# EXCERPTED RECORDS
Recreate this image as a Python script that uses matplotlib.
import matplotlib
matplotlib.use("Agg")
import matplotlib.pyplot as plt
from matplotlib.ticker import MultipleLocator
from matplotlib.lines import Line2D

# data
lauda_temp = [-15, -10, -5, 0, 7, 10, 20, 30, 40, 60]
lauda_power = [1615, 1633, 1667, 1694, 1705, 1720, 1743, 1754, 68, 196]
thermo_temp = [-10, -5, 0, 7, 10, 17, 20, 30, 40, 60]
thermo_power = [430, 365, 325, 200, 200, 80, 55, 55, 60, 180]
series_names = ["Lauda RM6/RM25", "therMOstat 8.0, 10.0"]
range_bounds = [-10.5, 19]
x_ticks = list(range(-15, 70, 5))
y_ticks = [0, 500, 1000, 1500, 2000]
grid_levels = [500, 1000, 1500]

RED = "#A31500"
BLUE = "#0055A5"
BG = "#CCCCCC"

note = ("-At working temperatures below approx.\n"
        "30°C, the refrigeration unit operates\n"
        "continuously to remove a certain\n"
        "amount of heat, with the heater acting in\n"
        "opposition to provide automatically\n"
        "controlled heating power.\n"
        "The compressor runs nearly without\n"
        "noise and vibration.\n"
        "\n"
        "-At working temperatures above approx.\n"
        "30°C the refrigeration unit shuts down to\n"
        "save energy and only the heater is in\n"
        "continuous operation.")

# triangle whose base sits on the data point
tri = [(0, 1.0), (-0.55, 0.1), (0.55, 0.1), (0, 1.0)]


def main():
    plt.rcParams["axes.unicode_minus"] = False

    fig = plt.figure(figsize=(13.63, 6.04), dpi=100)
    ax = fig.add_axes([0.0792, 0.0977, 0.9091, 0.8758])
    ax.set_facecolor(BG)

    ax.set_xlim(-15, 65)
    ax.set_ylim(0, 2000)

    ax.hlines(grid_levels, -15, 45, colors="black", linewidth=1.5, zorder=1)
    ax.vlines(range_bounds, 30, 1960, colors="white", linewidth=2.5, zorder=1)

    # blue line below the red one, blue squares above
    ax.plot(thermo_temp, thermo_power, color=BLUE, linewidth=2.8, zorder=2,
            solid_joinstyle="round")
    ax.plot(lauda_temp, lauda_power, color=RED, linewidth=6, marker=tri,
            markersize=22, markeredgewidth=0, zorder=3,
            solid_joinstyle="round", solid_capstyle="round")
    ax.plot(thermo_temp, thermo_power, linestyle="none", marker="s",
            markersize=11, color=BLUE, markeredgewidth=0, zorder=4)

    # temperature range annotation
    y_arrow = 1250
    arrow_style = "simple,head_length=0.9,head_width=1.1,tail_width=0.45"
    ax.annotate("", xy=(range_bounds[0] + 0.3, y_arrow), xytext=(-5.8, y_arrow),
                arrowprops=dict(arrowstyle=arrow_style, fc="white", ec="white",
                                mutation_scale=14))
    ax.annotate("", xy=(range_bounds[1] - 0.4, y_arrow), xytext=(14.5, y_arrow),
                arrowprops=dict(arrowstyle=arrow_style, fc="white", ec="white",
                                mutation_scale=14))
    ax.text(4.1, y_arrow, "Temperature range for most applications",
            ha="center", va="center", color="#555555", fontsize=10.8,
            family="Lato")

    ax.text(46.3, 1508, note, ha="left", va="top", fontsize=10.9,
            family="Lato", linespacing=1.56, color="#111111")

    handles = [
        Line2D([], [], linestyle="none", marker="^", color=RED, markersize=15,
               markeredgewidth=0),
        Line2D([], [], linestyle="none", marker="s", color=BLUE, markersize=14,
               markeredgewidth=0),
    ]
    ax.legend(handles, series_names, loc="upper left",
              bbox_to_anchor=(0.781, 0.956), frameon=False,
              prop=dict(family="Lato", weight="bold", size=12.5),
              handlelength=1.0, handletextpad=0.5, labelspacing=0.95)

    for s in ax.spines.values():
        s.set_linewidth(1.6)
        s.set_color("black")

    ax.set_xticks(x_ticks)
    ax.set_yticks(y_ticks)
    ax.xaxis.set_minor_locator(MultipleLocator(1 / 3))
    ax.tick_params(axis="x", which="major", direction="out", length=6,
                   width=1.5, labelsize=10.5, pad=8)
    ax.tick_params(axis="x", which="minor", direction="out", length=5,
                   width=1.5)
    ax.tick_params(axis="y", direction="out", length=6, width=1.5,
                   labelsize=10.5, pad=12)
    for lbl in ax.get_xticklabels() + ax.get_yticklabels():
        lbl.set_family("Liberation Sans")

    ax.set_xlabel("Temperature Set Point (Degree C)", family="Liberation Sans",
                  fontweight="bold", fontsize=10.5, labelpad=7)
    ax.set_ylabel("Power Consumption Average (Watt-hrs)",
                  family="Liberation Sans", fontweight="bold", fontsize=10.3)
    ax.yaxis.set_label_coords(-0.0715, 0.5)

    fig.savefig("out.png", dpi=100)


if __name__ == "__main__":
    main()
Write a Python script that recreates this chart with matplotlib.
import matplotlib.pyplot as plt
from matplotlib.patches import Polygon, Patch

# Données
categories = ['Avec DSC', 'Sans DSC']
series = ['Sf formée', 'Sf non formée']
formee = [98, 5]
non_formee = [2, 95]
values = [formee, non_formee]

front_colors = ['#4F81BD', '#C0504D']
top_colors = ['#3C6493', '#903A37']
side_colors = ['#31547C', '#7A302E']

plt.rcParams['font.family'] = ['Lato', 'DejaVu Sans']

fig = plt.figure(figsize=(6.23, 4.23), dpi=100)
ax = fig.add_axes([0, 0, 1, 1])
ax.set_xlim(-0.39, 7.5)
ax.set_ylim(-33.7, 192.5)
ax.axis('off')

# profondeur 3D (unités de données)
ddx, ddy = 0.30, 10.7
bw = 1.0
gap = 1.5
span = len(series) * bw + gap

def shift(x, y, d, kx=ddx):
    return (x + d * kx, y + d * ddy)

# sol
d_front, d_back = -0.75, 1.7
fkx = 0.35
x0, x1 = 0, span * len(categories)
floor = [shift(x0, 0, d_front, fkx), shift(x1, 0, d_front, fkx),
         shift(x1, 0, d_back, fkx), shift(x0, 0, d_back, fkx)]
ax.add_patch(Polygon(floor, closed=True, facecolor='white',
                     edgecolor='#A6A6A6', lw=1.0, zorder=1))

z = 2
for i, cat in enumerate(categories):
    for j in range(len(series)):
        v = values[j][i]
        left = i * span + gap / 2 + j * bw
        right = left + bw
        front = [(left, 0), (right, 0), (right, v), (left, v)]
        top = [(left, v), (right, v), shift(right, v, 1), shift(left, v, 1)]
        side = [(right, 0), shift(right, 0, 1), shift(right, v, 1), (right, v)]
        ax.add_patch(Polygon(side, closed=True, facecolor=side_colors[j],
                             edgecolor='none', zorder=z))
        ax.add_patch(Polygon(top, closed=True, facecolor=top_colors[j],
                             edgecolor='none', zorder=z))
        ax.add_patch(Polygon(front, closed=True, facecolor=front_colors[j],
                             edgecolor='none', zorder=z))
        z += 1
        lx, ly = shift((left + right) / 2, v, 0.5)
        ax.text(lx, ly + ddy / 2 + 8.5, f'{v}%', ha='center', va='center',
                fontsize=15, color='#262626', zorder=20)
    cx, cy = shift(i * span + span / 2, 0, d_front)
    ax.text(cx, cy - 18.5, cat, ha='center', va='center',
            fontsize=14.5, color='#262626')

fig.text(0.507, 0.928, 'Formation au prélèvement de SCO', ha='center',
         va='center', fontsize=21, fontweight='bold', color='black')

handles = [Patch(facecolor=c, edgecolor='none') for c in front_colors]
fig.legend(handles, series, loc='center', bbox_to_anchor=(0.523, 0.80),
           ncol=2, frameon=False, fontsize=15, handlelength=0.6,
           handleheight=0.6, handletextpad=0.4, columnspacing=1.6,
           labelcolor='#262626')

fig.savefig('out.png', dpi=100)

# SET EXERCISE
Repeat the records above exactly as they appear.

# SOLUTION FOR THIS PROBLEM
Recreate this image as a Python script that uses matplotlib.
import matplotlib
matplotlib.use("Agg")
import matplotlib.pyplot as plt
from matplotlib.ticker import MultipleLocator
from matplotlib.lines import Line2D

# data
lauda_temp = [-15, -10, -5, 0, 7, 10, 20, 30, 40, 60]
lauda_power = [1615, 1633, 1667, 1694, 1705, 1720, 1743, 1754, 68, 196]
thermo_temp = [-10, -5, 0, 7, 10, 17, 20, 30, 40, 60]
thermo_power = [430, 365, 325, 200, 200, 80, 55, 55, 60, 180]
series_names = ["Lauda RM6/RM25", "therMOstat 8.0, 10.0"]
range_bounds = [-10.5, 19]
x_ticks = list(range(-15, 70, 5))
y_ticks = [0, 500, 1000, 1500, 2000]
grid_levels = [500, 1000, 1500]

RED = "#A31500"
BLUE = "#0055A5"
BG = "#CCCCCC"

note = ("-At working temperatures below approx.\n"
        "30°C, the refrigeration unit operates\n"
        "continuously to remove a certain\n"
        "amount of heat, with the heater acting in\n"
        "opposition to provide automatically\n"
        "controlled heating power.\n"
        "The compressor runs nearly without\n"
        "noise and vibration.\n"
        "\n"
        "-At working temperatures above approx.\n"
        "30°C the refrigeration unit shuts down to\n"
        "save energy and only the heater is in\n"
        "continuous operation.")

# triangle whose base sits on the data point
tri = [(0, 1.0), (-0.55, 0.1), (0.55, 0.1), (0, 1.0)]


def main():
    plt.rcParams["axes.unicode_minus"] = False

    fig = plt.figure(figsize=(13.63, 6.04), dpi=100)
    ax = fig.add_axes([0.0792, 0.0977, 0.9091, 0.8758])
    ax.set_facecolor(BG)

    ax.set_xlim(-15, 65)
    ax.set_ylim(0, 2000)

    ax.hlines(grid_levels, -15, 45, colors="black", linewidth=1.5, zorder=1)
    ax.vlines(range_bounds, 30, 1960, colors="white", linewidth=2.5, zorder=1)

    # blue line below the red one, blue squares above
    ax.plot(thermo_temp, thermo_power, color=BLUE, linewidth=2.8, zorder=2,
            solid_joinstyle="round")
    ax.plot(lauda_temp, lauda_power, color=RED, linewidth=6, marker=tri,
            markersize=22, markeredgewidth=0, zorder=3,
            solid_joinstyle="round", solid_capstyle="round")
    ax.plot(thermo_temp, thermo_power, linestyle="none", marker="s",
            markersize=11, color=BLUE, markeredgewidth=0, zorder=4)

    # temperature range annotation
    y_arrow = 1250
    arrow_style = "simple,head_length=0.9,head_width=1.1,tail_width=0.45"
    ax.annotate("", xy=(range_bounds[0] + 0.3, y_arrow), xytext=(-5.8, y_arrow),
                arrowprops=dict(arrowstyle=arrow_style, fc="white", ec="white",
                                mutation_scale=14))
    ax.annotate("", xy=(range_bounds[1] - 0.4, y_arrow), xytext=(14.5, y_arrow),
                arrowprops=dict(arrowstyle=arrow_style, fc="white", ec="white",
                                mutation_scale=14))
    ax.text(4.1, y_arrow, "Temperature range for most applications",
            ha="center", va="center", color="#555555", fontsize=10.8,
            family="Lato")

    ax.text(46.3, 1508, note, ha="left", va="top", fontsize=10.9,
            family="Lato", linespacing=1.56, color="#111111")

    handles = [
        Line2D([], [], linestyle="none", marker="^", color=RED, markersize=15,
               markeredgewidth=0),
        Line2D([], [], linestyle="none", marker="s", color=BLUE, markersize=14,
               markeredgewidth=0),
    ]
    ax.legend(handles, series_names, loc="upper left",
              bbox_to_anchor=(0.781, 0.956), frameon=False,
              prop=dict(family="Lato", weight="bold", size=12.5),
              handlelength=1.0, handletextpad=0.5, labelspacing=0.95)

    for s in ax.spines.values():
        s.set_linewidth(1.6)
        s.set_color("black")

    ax.set_xticks(x_ticks)
    ax.set_yticks(y_ticks)
    ax.xaxis.set_minor_locator(MultipleLocator(1 / 3))
    ax.tick_params(axis="x", which="major", direction="out", length=6,
                   width=1.5, labelsize=10.5, pad=8)
    ax.tick_params(axis="x", which="minor", direction="out", length=5,
                   width=1.5)
    ax.tick_params(axis="y", direction="out", length=6, width=1.5,
                   labelsize=10.5, pad=12)
    for lbl in ax.get_xticklabels() + ax.get_yticklabels():
        lbl.set_family("Liberation Sans")

    ax.set_xlabel("Temperature Set Point (Degree C)", family="Liberation Sans",
                  fontweight="bold", fontsize=10.5, labelpad=7)
    ax.set_ylabel("Power Consumption Average (Watt-hrs)",
                  family="Liberation Sans", fontweight="bold", fontsize=10.3)
    ax.yaxis.set_label_coords(-0.0715, 0.5)

    fig.savefig("out.png", dpi=100)


if __name__ == "__main__":
    main()
Write a Python script that recreates this chart with matplotlib.
import matplotlib.pyplot as plt
from matplotlib.patches import Polygon, Patch

# Données
categories = ['Avec DSC', 'Sans DSC']
series = ['Sf formée', 'Sf non formée']
formee = [98, 5]
non_formee = [2, 95]
values = [formee, non_formee]

front_colors = ['#4F81BD', '#C0504D']
top_colors = ['#3C6493', '#903A37']
side_colors = ['#31547C', '#7A302E']

plt.rcParams['font.family'] = ['Lato', 'DejaVu Sans']

fig = plt.figure(figsize=(6.23, 4.23), dpi=100)
ax = fig.add_axes([0, 0, 1, 1])
ax.set_xlim(-0.39, 7.5)
ax.set_ylim(-33.7, 192.5)
ax.axis('off')

# profondeur 3D (unités de données)
ddx, ddy = 0.30, 10.7
bw = 1.0
gap = 1.5
span = len(series) * bw + gap

def shift(x, y, d, kx=ddx):
    return (x + d * kx, y + d * ddy)

# sol
d_front, d_back = -0.75, 1.7
fkx = 0.35
x0, x1 = 0, span * len(categories)
floor = [shift(x0, 0, d_front, fkx), shift(x1, 0, d_front, fkx),
         shift(x1, 0, d_back, fkx), shift(x0, 0, d_back, fkx)]
ax.add_patch(Polygon(floor, closed=True, facecolor='white',
                     edgecolor='#A6A6A6', lw=1.0, zorder=1))

z = 2
for i, cat in enumerate(categories):
    for j in range(len(series)):
        v = values[j][i]
        left = i * span + gap / 2 + j * bw
        right = left + bw
        front = [(left, 0), (right, 0), (right, v), (left, v)]
        top = [(left, v), (right, v), shift(right, v, 1), shift(left, v, 1)]
        side = [(right, 0), shift(right, 0, 1), shift(right, v, 1), (right, v)]
        ax.add_patch(Polygon(side, closed=True, facecolor=side_colors[j],
                             edgecolor='none', zorder=z))
        ax.add_patch(Polygon(top, closed=True, facecolor=top_colors[j],
                             edgecolor='none', zorder=z))
        ax.add_patch(Polygon(front, closed=True, facecolor=front_colors[j],
                             edgecolor='none', zorder=z))
        z += 1
        lx, ly = shift((left + right) / 2, v, 0.5)
        ax.text(lx, ly + ddy / 2 + 8.5, f'{v}%', ha='center', va='center',
                fontsize=15, color='#262626', zorder=20)
    cx, cy = shift(i * span + span / 2, 0, d_front)
    ax.text(cx, cy - 18.5, cat, ha='center', va='center',
            fontsize=14.5, color='#262626')

fig.text(0.507, 0.928, 'Formation au prélèvement de SCO', ha='center',
         va='center', fontsize=21, fontweight='bold', color='black')

handles = [Patch(facecolor=c, edgecolor='none') for c in front_colors]
fig.legend(handles, series, loc='center', bbox_to_anchor=(0.523, 0.80),
           ncol=2, frameon=False, fontsize=15, handlelength=0.6,
           handleheight=0.6, handletextpad=0.4, columnspacing=1.6,
           labelcolor='#262626')

fig.savefig('out.png', dpi=100)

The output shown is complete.